Escreve Samuel Pessoa, economista da Fundação Getúlio Vargas:
Gostaria de compartilhar consigo meu posicionamento sobre o tema.
Em um primeiro momento sinto-me como as pessoas do grupo dos panglossianos. Acho, de fato, que nosso sistema político funciona melhor do que imaginamos e tenho muito receito que ao tentar melhorar o sistema acabemos reformando em direções ruins.
Um dos maiores problemas que vejo é que várias pessoas desejam ou defendem uma reforma política com a finalidade de reduzir a corrupção. Parece-me que se há um problema é melhor atacar a fonte principal do problema. A fonte primária da corrupção não é nosso sistema político mas sim nosso sistema jurídico. Há duas características que reduzem a praticamente zero a possibilidade de um corrupto ser punido. Primeiro, há uma quantidade imensa de recursos e, adicionalmente, o escopo do recurso é total (isto é, qualquer ato processual pode ser objeto de recurso). Segundo, a enorme complexidade processual faz com que seja quase impossível existir um processo sem que haja algum erro processual de sorte que as pendências acabam inválidas antes que elas sejam julgadas no mérito. Finalmente, é possível que haja um terceiro fator, que é a inexistência, pelo menos na prática, do princípio da razoabilidade da evidência (ou da prova). Isto é, quando se acumula um conjunto suficientemente grande de evidência numa direção inverte-se o ônus da prova. Esse deveria ser o princípio ao menos no processo civil (nos EUA esse princípio é aplicado mesmo em processo penal). No entanto, a impressão que tenho é que essa inversão de ônus da prova que ocorre em outros sistemas jurídicos em função do princípio da razoabilidade da prova (beyond any reasonable doubt) é encarada pelos juristas brasileiros como um atentado ao princípio de presunção da inocência. Se não mexermos nesses aspectos do funcionamento do nosso código de processos acredito ser muito difícil reduzir a corrupção com a reforma política.

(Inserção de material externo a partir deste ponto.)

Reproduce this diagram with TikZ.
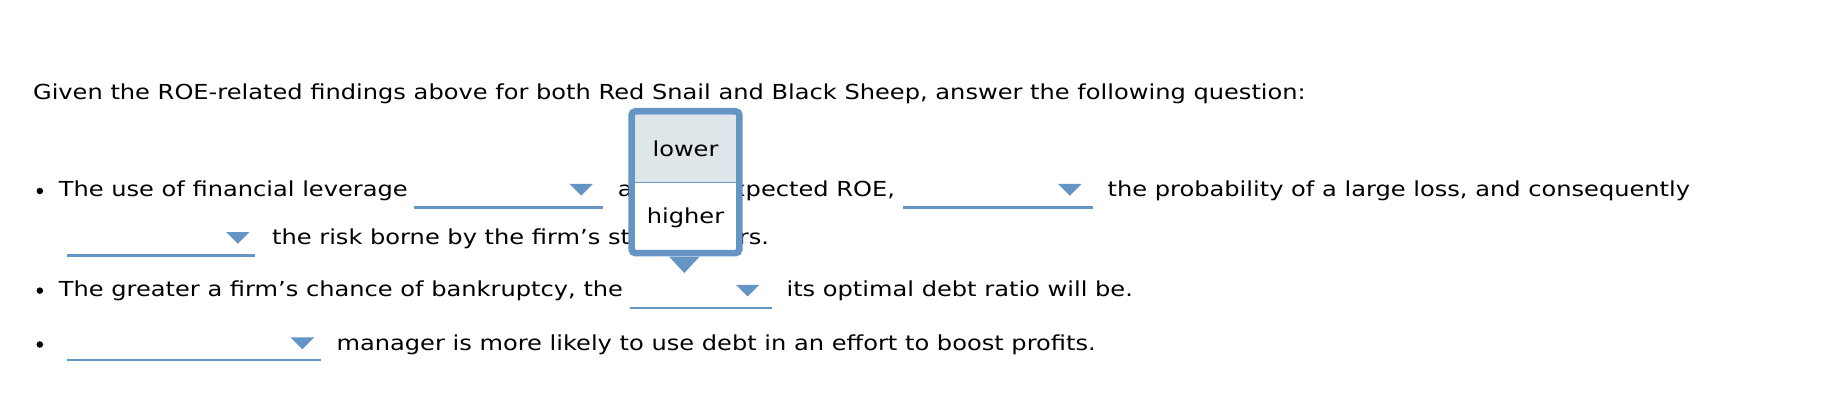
\documentclass[tikz,border=0pt]{standalone}
\usepackage{fontspec}
\setmainfont{DejaVu Sans}[FakeStretch=1.167]
\definecolor{dd}{HTML}{6495C4}
\definecolor{sel}{HTML}{DFE6E9}
\begin{document}
\begin{tikzpicture}[x=0.879pt,y=-0.879pt,
  txt/.style={anchor=base west,inner sep=0pt,font=\fontsize{15.5}{18}\selectfont},
  txr/.style={anchor=base east,inner sep=0pt,font=\fontsize{15.5}{18}\selectfont},
  ddline/.style={draw=dd,line width=1.8pt},
  tri/.style={fill=dd,draw=none}]
\useasboundingbox (0,0) rectangle (1560,355);
\node[txt] (t0) at (28,85) {Given the ROE-related findings above for both Red Snail and Black Sheep, answer the following question:};
\foreach \y/\n in {168/b1,253/b2,299/b3} \fill (34,\y-5) circle (2.8);
\node[txt] (t1) at (50,168) {The use of financial leverage};
\draw[ddline] (353,177) -- (515,177);
\fill[dd] (486,157) -- (506,157) -- (496,167) -- cycle;
\node[txt] (t2) at (527,168) {a};
\node[txr] (t3) at (764,168) {expected ROE,};
\draw[ddline] (771,177) -- (933,177);
\fill[dd] (903,157) -- (923,157) -- (913,167) -- cycle;
\node[txt] (t4) at (945,168) {the probability of a large loss, and consequently};
\draw[ddline] (57,218) -- (218,218);
\fill[dd] (193,198) -- (213,198) -- (203,208) -- cycle;
\node[txt] (t5) at (232,209) {the risk borne by the firm’s stockholders.};
\node[txt] (t7) at (50,253) {The greater a firm’s chance of bankruptcy, the};
\draw[ddline] (538,263) -- (659,263);
\fill[dd] (628,243) -- (648,243) -- (638,253) -- cycle;
\node[txt] (t8) at (671,253) {its optimal debt ratio will be.};
\draw[ddline] (57,307) -- (274,307);
\fill[dd] (248,288) -- (268,288) -- (258,298) -- cycle;
\node[txt] (t9) at (287,299) {manager is more likely to use debt in an effort to boost profits.};
% popup
\fill[dd] (571,219) -- (597,219) -- (584,233) -- cycle;
\filldraw[fill=white,draw=dd,line width=5pt,rounded corners=3pt] (539,95) rectangle (631,216);
\fill[sel] (542,98) rectangle (628,156);
\draw[dd,line width=1pt] (541,156) -- (629,156);
\node[font=\fontsize{15.5}{18}\selectfont,inner sep=0pt] (lo) at (585,127) {lower};
\node[font=\fontsize{15.5}{18}\selectfont,inner sep=0pt] (hi) at (585,186) {higher};
\end{tikzpicture}
\end{document}
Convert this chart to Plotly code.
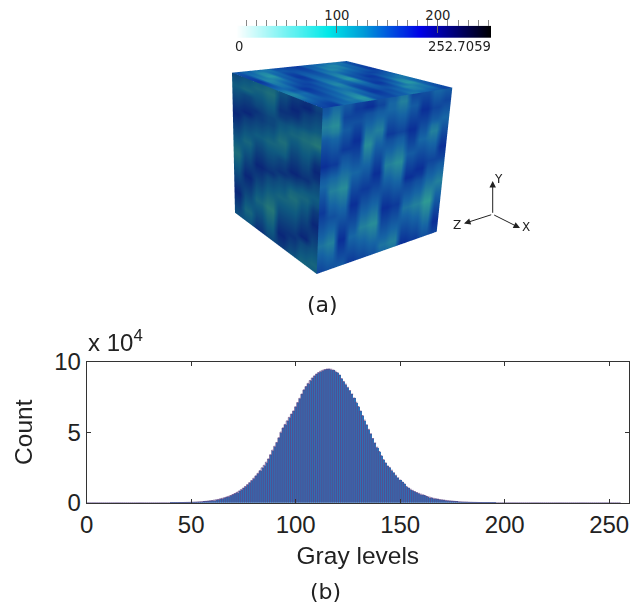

Dessa forma, se acredito que redução da corrupção depende essencialmente da reforma do judiciário, para quê reforma política? Evidentemente para reduzir a fragmentação do legislativo de sorte a produzir maiorias mais estáveis. Em segundo lugar reduzir o custo da política. Gostaria de atingir ambos os objetivos mexendo o mínimo no sistema atual de sorte a manter suas virtudes. Quando se trata de mudança institucional sou muito conservador. Penso que em geral quando avaliamos custos e benefícios de uma nova instituição somos tentados a superestimar os benefícios da alternativa (e subestimar os custos) e a subestimar os benefícios do status quo (e a superestimar os custos). Dessa forma penso que o processo de evolução institucional deve ser incremental.
Tenho muito medo com voto distrital unimodal – uma maioria frágil poderia alterar radicalmente as instituições. Não me parece apropriado para uma sociedade tão heterogenia quanto a brasileira. Distrital misto parece-me um franktein que não tem funcionado muito bem onde foi adotado. Atemoriza-me a lista fechada. Penso que uma mudança simples seria reduzir o distrito eleitoral. Poder-se-ia considerar que o máximo permitido para um distrito eleitoral seria de oito deputados. Os estados menores que tem somente oito deputados continuariam da forma como estão. Os estados maiores seriam divididos em distritos – na proporção da população – de no máximo oito deputados. Por exemplo, São Paulo teria uns dez distritos de sete deputados cada. Dentro de cada distrito manteríamos o modelo atual: voto proporcional com lista aberta. Cada indivíduo somente poderia candidatar-se em um distrito eleitoral. Essa medida reduziria o custo da campanha e funcionaria como uma cláusula de barreira reduzindo a fragmentação partidária. Segundo Lijphart no seu “Modelos de democracia” (página 179) distritos de 8 deputados corresponde a uma cláusula de barreira de aproximadamente 10% (relativamente elevada).
O que me parece interessante nessa proposta é que ela muda em muito pouco nossa prática eleitoral e não tenta repactuar a representação legislativa entre os estados o que me parece ainda muito difícil além de não ser a fonte dos maiores problemas de nossa democracia (apesar de ser uma fonte de injustiça representativa, evidentemente). Com relação a fidelidade partidária acho que deveria ser uma opção do partido. Não gosto de uma proibição ao troca-troca de partidos. Prefiro que se reduza o estímulo a que as pessoas alterem de partido. Finalmente, acredito que poderíamos evoluir numa melhor normatização do financiamento, tornando crime o caixa dois – recentemente rebatizado de “recursos não contabilizados” – e impedindo que empresas prestadoras de serviço ao estado contribuam.